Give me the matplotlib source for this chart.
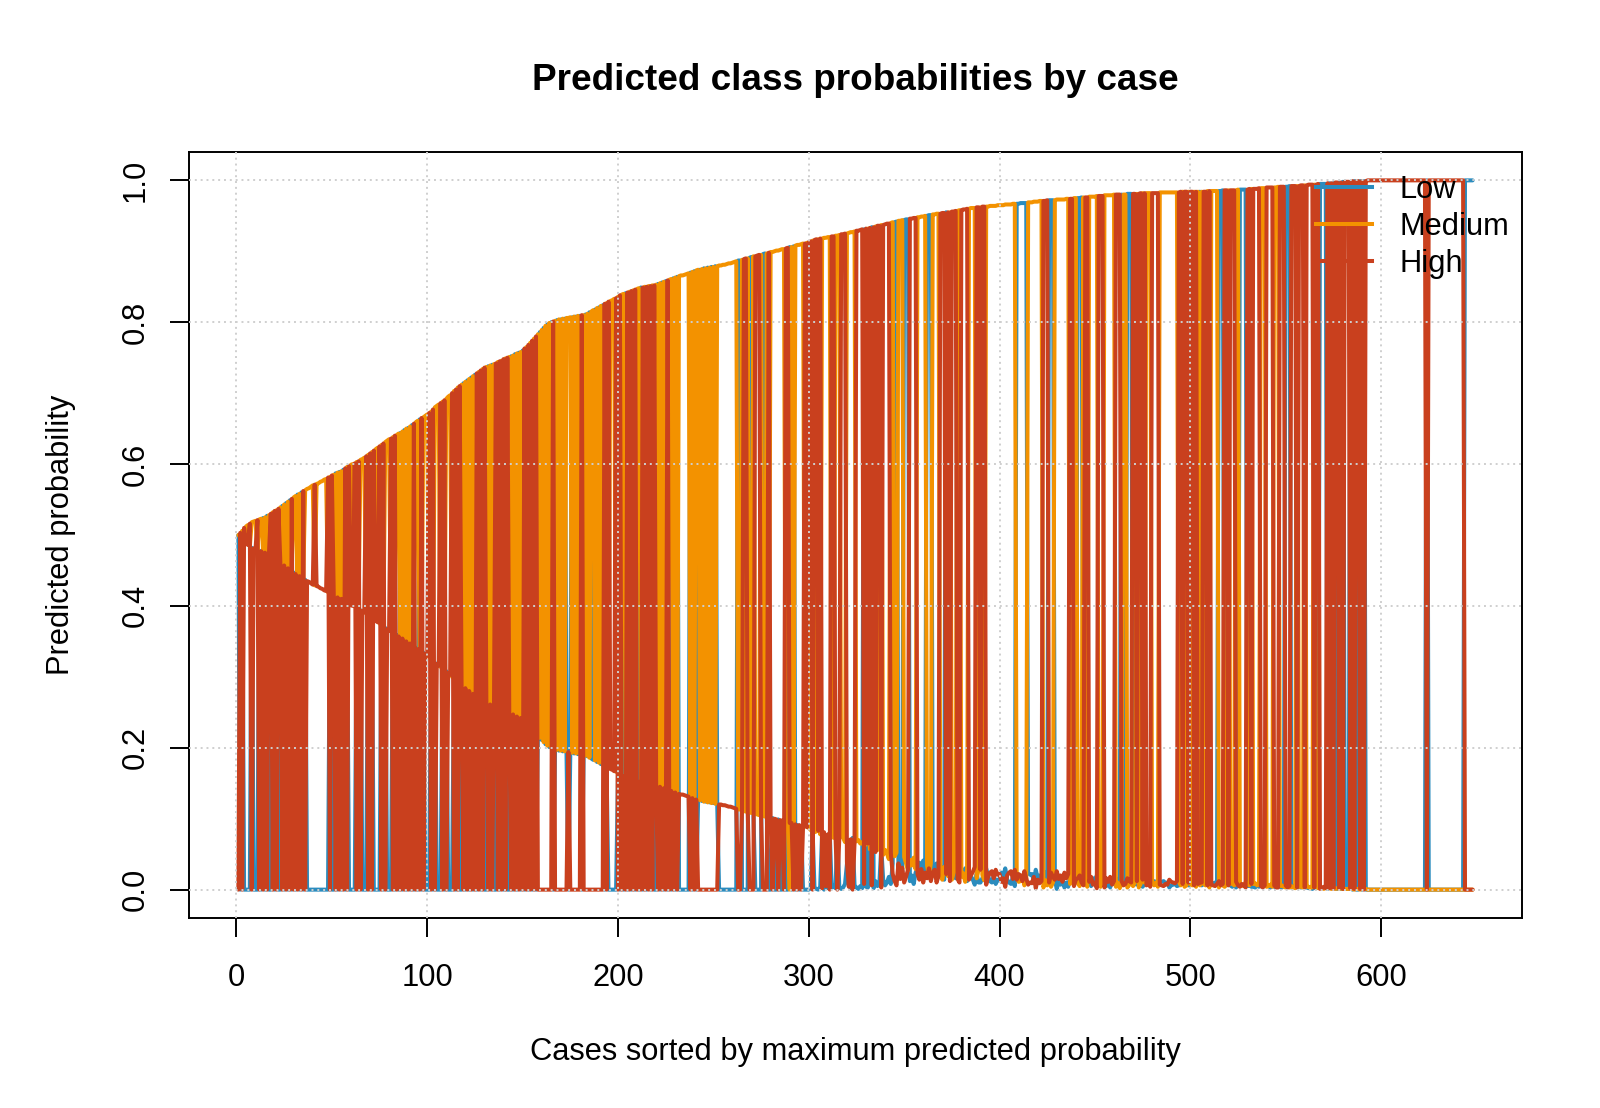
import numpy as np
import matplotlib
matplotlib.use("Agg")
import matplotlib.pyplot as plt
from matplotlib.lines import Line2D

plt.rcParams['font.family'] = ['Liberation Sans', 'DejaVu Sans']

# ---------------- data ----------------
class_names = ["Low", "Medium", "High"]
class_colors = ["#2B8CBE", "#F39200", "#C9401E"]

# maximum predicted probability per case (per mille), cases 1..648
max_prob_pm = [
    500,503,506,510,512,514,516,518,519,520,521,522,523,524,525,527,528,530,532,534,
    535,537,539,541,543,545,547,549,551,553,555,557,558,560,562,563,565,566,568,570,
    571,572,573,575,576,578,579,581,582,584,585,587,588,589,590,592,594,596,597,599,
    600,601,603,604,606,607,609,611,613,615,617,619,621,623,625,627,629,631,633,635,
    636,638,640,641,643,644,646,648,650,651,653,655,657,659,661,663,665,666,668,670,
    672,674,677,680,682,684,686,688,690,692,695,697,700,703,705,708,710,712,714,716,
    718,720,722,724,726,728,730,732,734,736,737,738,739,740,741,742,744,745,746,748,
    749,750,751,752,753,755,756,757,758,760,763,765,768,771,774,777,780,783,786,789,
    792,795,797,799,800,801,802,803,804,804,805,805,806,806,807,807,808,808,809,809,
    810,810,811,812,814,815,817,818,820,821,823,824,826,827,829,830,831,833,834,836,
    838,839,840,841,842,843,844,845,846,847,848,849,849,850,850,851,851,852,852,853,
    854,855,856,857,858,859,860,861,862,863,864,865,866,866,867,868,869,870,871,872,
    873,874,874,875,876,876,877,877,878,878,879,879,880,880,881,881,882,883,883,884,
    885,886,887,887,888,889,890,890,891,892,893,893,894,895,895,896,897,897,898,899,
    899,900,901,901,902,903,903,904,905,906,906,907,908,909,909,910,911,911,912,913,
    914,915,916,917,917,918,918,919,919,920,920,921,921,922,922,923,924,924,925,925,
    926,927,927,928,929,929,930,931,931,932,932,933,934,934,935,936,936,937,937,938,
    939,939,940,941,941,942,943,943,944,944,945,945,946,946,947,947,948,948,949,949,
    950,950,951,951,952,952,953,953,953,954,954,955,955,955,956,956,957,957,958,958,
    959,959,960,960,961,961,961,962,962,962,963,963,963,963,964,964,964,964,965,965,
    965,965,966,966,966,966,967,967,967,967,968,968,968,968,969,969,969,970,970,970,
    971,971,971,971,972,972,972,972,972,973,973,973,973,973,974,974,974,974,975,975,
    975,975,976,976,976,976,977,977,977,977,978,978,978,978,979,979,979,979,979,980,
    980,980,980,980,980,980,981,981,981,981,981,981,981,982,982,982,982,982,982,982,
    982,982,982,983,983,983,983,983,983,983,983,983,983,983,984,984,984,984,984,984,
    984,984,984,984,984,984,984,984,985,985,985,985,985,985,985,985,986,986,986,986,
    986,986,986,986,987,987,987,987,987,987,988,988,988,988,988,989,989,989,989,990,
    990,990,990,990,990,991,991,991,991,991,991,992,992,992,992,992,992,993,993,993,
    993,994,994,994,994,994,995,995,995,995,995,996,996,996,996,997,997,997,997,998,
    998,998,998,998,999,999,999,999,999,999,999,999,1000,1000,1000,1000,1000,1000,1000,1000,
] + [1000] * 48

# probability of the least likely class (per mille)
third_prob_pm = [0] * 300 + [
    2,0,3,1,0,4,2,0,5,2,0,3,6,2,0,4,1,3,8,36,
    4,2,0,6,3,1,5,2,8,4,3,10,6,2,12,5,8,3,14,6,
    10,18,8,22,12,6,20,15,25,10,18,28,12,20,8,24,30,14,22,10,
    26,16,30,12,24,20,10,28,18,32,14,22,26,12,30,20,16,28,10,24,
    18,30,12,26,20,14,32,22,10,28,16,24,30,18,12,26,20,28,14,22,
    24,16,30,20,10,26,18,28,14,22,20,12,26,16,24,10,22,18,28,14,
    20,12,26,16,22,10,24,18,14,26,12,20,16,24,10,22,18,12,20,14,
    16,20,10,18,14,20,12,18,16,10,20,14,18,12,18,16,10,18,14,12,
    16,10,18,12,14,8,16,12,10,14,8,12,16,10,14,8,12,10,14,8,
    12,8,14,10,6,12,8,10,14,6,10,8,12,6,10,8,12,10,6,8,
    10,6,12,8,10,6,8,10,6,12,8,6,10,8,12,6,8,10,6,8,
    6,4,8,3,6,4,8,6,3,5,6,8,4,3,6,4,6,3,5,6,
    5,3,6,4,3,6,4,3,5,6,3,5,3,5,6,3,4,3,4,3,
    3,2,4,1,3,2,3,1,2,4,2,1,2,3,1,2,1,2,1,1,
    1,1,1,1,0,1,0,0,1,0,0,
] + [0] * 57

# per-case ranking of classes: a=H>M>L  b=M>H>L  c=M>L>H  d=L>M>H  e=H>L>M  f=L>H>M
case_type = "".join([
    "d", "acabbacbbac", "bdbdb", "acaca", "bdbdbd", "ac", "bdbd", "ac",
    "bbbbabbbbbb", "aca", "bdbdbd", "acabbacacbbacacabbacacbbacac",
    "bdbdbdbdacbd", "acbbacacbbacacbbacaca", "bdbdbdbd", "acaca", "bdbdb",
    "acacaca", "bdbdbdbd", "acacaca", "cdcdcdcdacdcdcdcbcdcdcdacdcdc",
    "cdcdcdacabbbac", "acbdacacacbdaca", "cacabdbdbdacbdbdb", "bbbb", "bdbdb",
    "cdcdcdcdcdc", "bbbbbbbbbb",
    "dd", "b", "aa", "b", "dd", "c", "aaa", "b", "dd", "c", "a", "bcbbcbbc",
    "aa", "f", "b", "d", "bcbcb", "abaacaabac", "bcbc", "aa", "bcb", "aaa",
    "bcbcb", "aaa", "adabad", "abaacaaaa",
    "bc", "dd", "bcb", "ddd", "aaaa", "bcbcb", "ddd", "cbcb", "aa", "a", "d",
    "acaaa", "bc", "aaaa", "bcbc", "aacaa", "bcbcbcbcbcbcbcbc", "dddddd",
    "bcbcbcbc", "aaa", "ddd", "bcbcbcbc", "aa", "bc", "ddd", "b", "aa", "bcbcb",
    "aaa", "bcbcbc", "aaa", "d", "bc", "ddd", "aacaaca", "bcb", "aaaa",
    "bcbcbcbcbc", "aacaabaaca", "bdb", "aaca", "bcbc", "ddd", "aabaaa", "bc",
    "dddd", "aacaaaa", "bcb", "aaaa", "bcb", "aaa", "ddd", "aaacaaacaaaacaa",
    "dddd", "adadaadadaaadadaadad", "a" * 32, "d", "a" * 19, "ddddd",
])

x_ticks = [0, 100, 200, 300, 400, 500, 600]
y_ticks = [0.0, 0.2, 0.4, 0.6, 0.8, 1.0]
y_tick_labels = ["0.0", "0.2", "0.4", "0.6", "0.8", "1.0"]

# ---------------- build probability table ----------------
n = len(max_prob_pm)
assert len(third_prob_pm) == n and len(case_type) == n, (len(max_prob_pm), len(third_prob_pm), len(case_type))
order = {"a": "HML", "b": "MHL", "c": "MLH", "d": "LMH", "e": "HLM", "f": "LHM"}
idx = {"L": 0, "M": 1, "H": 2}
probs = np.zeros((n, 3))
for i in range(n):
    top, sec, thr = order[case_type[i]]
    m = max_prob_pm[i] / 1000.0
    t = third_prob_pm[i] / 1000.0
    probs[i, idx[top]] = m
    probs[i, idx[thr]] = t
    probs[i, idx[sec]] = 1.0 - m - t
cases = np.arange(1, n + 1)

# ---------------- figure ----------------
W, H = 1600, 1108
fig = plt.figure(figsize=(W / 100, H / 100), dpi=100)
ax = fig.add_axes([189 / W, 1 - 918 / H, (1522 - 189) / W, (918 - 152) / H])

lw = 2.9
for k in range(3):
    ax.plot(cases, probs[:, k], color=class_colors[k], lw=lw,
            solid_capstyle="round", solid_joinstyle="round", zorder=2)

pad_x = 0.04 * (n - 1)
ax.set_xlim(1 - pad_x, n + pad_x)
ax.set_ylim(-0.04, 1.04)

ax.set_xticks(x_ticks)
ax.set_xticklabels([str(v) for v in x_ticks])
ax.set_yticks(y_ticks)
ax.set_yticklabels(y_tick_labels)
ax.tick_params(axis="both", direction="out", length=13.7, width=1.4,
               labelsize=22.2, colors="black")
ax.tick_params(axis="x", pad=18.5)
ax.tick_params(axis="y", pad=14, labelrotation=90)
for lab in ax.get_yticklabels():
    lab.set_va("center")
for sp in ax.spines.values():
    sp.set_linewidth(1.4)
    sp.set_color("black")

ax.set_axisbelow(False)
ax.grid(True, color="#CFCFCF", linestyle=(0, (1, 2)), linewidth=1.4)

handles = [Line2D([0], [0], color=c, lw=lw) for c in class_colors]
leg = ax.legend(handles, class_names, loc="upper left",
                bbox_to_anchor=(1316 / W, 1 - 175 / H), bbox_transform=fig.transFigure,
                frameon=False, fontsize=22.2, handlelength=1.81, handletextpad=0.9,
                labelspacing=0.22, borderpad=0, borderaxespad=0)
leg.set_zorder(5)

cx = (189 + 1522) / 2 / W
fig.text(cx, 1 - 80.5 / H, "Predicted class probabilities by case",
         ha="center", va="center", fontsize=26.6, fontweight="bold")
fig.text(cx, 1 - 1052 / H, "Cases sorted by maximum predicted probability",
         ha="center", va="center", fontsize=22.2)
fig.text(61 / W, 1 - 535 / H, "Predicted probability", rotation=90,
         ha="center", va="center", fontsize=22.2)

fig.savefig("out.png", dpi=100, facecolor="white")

□ □ □ □

Leave out any pictures and return exactly the lines from the beginning of the data through the line with "plt.rcParams['font.family'] = ['Liberation", inclusive.

### RESPONSE BELOW
Give me the matplotlib source for this chart.
import numpy as np
import matplotlib
matplotlib.use("Agg")
import matplotlib.pyplot as plt
from matplotlib.lines import Line2D

plt.rcParams['font.family'] = ['Liberation Sans', 'DejaVu Sans']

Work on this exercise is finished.